:: Task instructions ::
All the data below goes into the copy word for word, but the pictures don't.

:: Supplied information ::
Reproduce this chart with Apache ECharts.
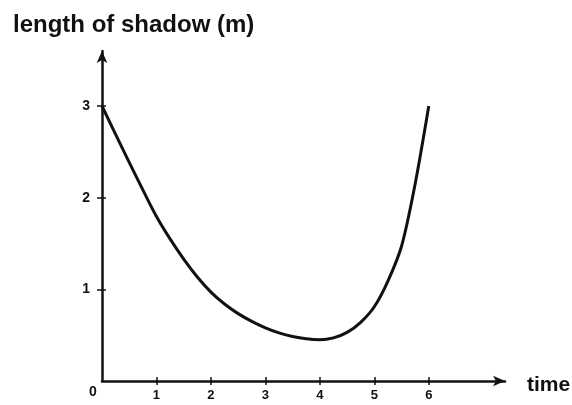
<!DOCTYPE html>
<html>
<head>
<meta charset="utf-8">
<script src="https://cdn.jsdelivr.net/npm/echarts@6/dist/echarts.min.js"></script>
<style>
  html, body { margin: 0; padding: 0; background: #fff; }
  #chart { width: 572px; height: 405px; }
</style>
</head>
<body>
<div id="chart"></div>
<script>
// Shadow length over the day
const timeValues   = [0, 0.25, 0.5, 0.75, 1, 1.25, 1.5, 1.75, 2, 2.25, 2.5, 2.75, 3,
                      3.25, 3.5, 3.75, 4, 4.25, 4.5, 4.75, 5, 5.25, 5.5, 5.75, 6];
const shadowLength = [3, 2.69, 2.385, 2.085, 1.795, 1.55, 1.33, 1.135, 0.97, 0.84, 0.735, 0.65, 0.58,
                      0.525, 0.485, 0.46, 0.45, 0.47, 0.53, 0.64, 0.81, 1.09, 1.47, 2.15, 3];
const xTickValues  = [1, 2, 3, 4, 5, 6];
const yTickValues  = [1, 2, 3];

const FONT = '"Liberation Sans", Arial, sans-serif';
const INK = '#111';

const chart = echarts.init(document.getElementById('chart'), null, { renderer: 'canvas' });

const baseX = {
  type: 'value', min: 0, max: 7.4,
  splitLine: { show: false }
};
const baseY = {
  type: 'value', min: 0, max: 3.6,
  splitLine: { show: false }
};

chart.setOption({
  animation: false,
  backgroundColor: '#fff',
  grid: { left: 102, right: 67, top: 51, bottom: 24 },
  title: [
    {
      text: 'length of shadow (m)', left: 8, top: 8,
      textStyle: { fontFamily: FONT, fontSize: 24, fontWeight: 'bold', color: INK }
    },
    {
      text: 'time', left: 522, top: 370,
      textStyle: { fontFamily: FONT, fontSize: 21, fontWeight: 'bold', color: INK }
    },
    {
      text: '0', left: 84, top: 380,
      textStyle: { fontFamily: FONT, fontSize: 14, fontWeight: 'bold', color: INK }
    }
  ],
  xAxis: [
    Object.assign({}, baseX, {
      axisLine: { show: true, symbol: ['none', 'arrow'], symbolSize: [8, 12],
                  lineStyle: { color: INK, width: 2.5 } },
      axisTick: { show: true, length: 4, customValues: xTickValues,
                  lineStyle: { color: INK, width: 1.5 } },
      axisLabel: { customValues: xTickValues, margin: 8,
                   fontFamily: FONT, fontSize: 13, fontWeight: 'bold', color: INK }
    }),
    Object.assign({}, baseX, {
      position: 'bottom',
      axisLine: { show: false },
      axisTick: { show: true, inside: true, length: 4, customValues: xTickValues,
                  lineStyle: { color: INK, width: 1.5 } },
      axisLabel: { show: false }
    })
  ],
  yAxis: [
    Object.assign({}, baseY, {
      axisLine: { show: true, symbol: ['none', 'arrow'], symbolSize: [8, 12],
                  lineStyle: { color: INK, width: 2.5 } },
      axisTick: { show: true, length: 5, customValues: yTickValues,
                  lineStyle: { color: INK, width: 1.5 } },
      axisLabel: { customValues: yTickValues, margin: 12,
                   fontFamily: FONT, fontSize: 14, fontWeight: 'bold', color: INK }
    }),
    Object.assign({}, baseY, {
      position: 'left',
      axisLine: { show: false },
      axisTick: { show: true, inside: true, length: 4, customValues: yTickValues,
                  lineStyle: { color: INK, width: 1.5 } },
      axisLabel: { show: false }
    })
  ],
  series: [{
    type: 'line',
    xAxisIndex: 0, yAxisIndex: 0,
    data: timeValues.map((t, i) => [t, shadowLength[i]]),
    smooth: 0.3,
    showSymbol: false,
    lineStyle: { color: INK, width: 3 }
  }]
});
</script>
</body>
</html>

:: Response ::
Reproduce this chart with Apache ECharts.
<!DOCTYPE html>
<html>
<head>
<meta charset="utf-8">
<script src="https://cdn.jsdelivr.net/npm/echarts@6/dist/echarts.min.js"></script>
<style>
  html, body { margin: 0; padding: 0; background: #fff; }
  #chart { width: 572px; height: 405px; }
</style>
</head>
<body>
<div id="chart"></div>
<script>
// Shadow length over the day
const timeValues   = [0, 0.25, 0.5, 0.75, 1, 1.25, 1.5, 1.75, 2, 2.25, 2.5, 2.75, 3,
                      3.25, 3.5, 3.75, 4, 4.25, 4.5, 4.75, 5, 5.25, 5.5, 5.75, 6];
const shadowLength = [3, 2.69, 2.385, 2.085, 1.795, 1.55, 1.33, 1.135, 0.97, 0.84, 0.735, 0.65, 0.58,
                      0.525, 0.485, 0.46, 0.45, 0.47, 0.53, 0.64, 0.81, 1.09, 1.47, 2.15, 3];
const xTickValues  = [1, 2, 3, 4, 5, 6];
const yTickValues  = [1, 2, 3];

const FONT = '"Liberation Sans", Arial, sans-serif';
const INK = '#111';

const chart = echarts.init(document.getElementById('chart'), null, { renderer: 'canvas' });

const baseX = {
  type: 'value', min: 0, max: 7.4,
  splitLine: { show: false }
};
const baseY = {
  type: 'value', min: 0, max: 3.6,
  splitLine: { show: false }
};

chart.setOption({
  animation: false,
  backgroundColor: '#fff',
  grid: { left: 102, right: 67, top: 51, bottom: 24 },
  title: [
    {
      text: 'length of shadow (m)', left: 8, top: 8,
      textStyle: { fontFamily: FONT, fontSize: 24, fontWeight: 'bold', color: INK }
    },
    {
      text: 'time', left: 522, top: 370,
      textStyle: { fontFamily: FONT, fontSize: 21, fontWeight: 'bold', color: INK }
    },
    {
      text: '0', left: 84, top: 380,
      textStyle: { fontFamily: FONT, fontSize: 14, fontWeight: 'bold', color: INK }
    }
  ],
  xAxis: [
    Object.assign({}, baseX, {
      axisLine: { show: true, symbol: ['none', 'arrow'], symbolSize: [8, 12],
                  lineStyle: { color: INK, width: 2.5 } },
      axisTick: { show: true, length: 4, customValues: xTickValues,
                  lineStyle: { color: INK, width: 1.5 } },
      axisLabel: { customValues: xTickValues, margin: 8,
                   fontFamily: FONT, fontSize: 13, fontWeight: 'bold', color: INK }
    }),
    Object.assign({}, baseX, {
      position: 'bottom',
      axisLine: { show: false },
      axisTick: { show: true, inside: true, length: 4, customValues: xTickValues,
                  lineStyle: { color: INK, width: 1.5 } },
      axisLabel: { show: false }
    })
  ],
  yAxis: [
    Object.assign({}, baseY, {
      axisLine: { show: true, symbol: ['none', 'arrow'], symbolSize: [8, 12],
                  lineStyle: { color: INK, width: 2.5 } },
      axisTick: { show: true, length: 5, customValues: yTickValues,
                  lineStyle: { color: INK, width: 1.5 } },
      axisLabel: { customValues: yTickValues, margin: 12,
                   fontFamily: FONT, fontSize: 14, fontWeight: 'bold', color: INK }
    }),
    Object.assign({}, baseY, {
      position: 'left',
      axisLine: { show: false },
      axisTick: { show: true, inside: true, length: 4, customValues: yTickValues,
                  lineStyle: { color: INK, width: 1.5 } },
      axisLabel: { show: false }
    })
  ],
  series: [{
    type: 'line',
    xAxisIndex: 0, yAxisIndex: 0,
    data: timeValues.map((t, i) => [t, shadowLength[i]]),
    smooth: 0.3,
    showSymbol: false,
    lineStyle: { color: INK, width: 3 }
  }]
});
</script>
</body>
</html>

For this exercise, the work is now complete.